[START]
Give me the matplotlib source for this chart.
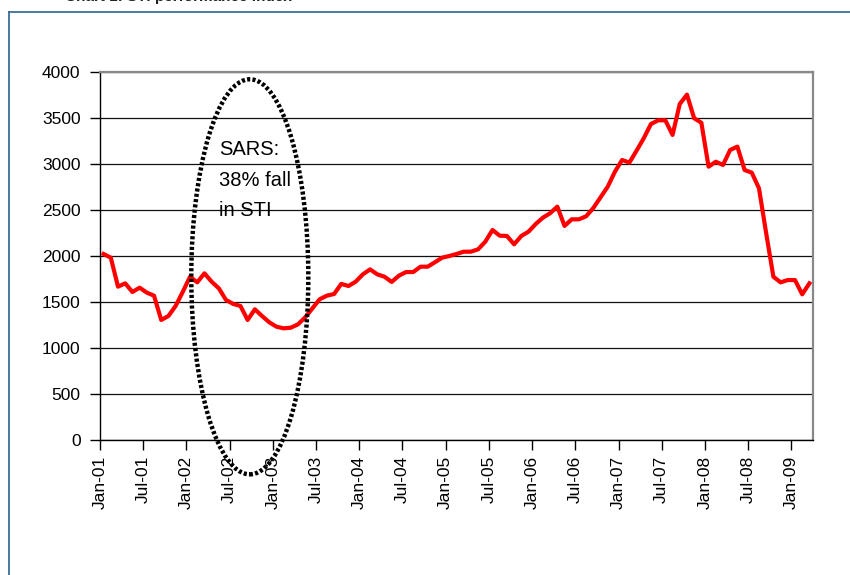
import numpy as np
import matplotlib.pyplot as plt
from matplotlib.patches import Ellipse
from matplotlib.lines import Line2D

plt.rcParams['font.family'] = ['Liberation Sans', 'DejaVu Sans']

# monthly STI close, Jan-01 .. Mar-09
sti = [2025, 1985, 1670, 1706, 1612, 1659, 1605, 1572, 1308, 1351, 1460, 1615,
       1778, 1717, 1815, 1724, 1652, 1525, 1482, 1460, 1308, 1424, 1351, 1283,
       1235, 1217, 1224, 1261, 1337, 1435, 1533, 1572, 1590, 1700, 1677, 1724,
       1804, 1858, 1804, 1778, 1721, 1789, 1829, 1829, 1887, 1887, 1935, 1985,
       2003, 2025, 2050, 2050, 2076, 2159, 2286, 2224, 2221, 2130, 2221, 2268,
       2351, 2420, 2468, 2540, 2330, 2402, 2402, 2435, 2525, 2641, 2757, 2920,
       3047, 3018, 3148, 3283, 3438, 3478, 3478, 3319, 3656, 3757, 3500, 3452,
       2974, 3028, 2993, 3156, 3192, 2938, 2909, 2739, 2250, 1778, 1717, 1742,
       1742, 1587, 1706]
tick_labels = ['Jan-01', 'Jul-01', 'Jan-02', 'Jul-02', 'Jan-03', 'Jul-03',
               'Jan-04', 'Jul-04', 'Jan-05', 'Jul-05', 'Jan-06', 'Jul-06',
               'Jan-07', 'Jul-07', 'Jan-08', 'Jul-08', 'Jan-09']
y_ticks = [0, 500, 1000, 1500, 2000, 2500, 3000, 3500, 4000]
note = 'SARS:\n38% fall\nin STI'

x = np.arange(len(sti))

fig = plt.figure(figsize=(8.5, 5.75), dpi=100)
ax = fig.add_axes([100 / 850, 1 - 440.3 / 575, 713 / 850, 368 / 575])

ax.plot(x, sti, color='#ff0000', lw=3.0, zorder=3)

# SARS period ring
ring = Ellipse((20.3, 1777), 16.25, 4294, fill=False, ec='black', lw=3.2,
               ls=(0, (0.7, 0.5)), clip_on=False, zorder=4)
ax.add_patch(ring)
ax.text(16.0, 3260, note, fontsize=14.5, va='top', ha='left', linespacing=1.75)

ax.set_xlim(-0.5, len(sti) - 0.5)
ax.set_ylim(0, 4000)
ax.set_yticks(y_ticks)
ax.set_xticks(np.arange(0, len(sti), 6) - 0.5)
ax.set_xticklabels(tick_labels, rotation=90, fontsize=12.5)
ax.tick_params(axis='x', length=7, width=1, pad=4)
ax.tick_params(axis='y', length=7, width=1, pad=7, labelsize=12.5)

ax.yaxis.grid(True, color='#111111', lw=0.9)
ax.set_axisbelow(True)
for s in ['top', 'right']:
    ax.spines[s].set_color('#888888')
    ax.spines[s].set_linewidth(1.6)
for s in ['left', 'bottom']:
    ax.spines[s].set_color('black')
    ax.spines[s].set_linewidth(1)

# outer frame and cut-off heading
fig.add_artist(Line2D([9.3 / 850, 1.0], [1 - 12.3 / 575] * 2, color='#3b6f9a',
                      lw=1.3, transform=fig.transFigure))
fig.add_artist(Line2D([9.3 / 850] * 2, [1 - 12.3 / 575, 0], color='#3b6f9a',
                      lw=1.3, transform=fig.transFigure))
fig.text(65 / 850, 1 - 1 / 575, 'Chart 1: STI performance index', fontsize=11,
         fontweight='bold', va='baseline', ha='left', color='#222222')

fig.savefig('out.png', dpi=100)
[END]
> [WORK TO DO]:
Repeat only the lines from the beginning of the material through the line containing "plt.rcParams['font.family'] = ['Liberation", both ends kept, leaving pictures out.

> [FULL ANSWER]:
Give me the matplotlib source for this chart.
import numpy as np
import matplotlib.pyplot as plt
from matplotlib.patches import Ellipse
from matplotlib.lines import Line2D

plt.rcParams['font.family'] = ['Liberation Sans', 'DejaVu Sans']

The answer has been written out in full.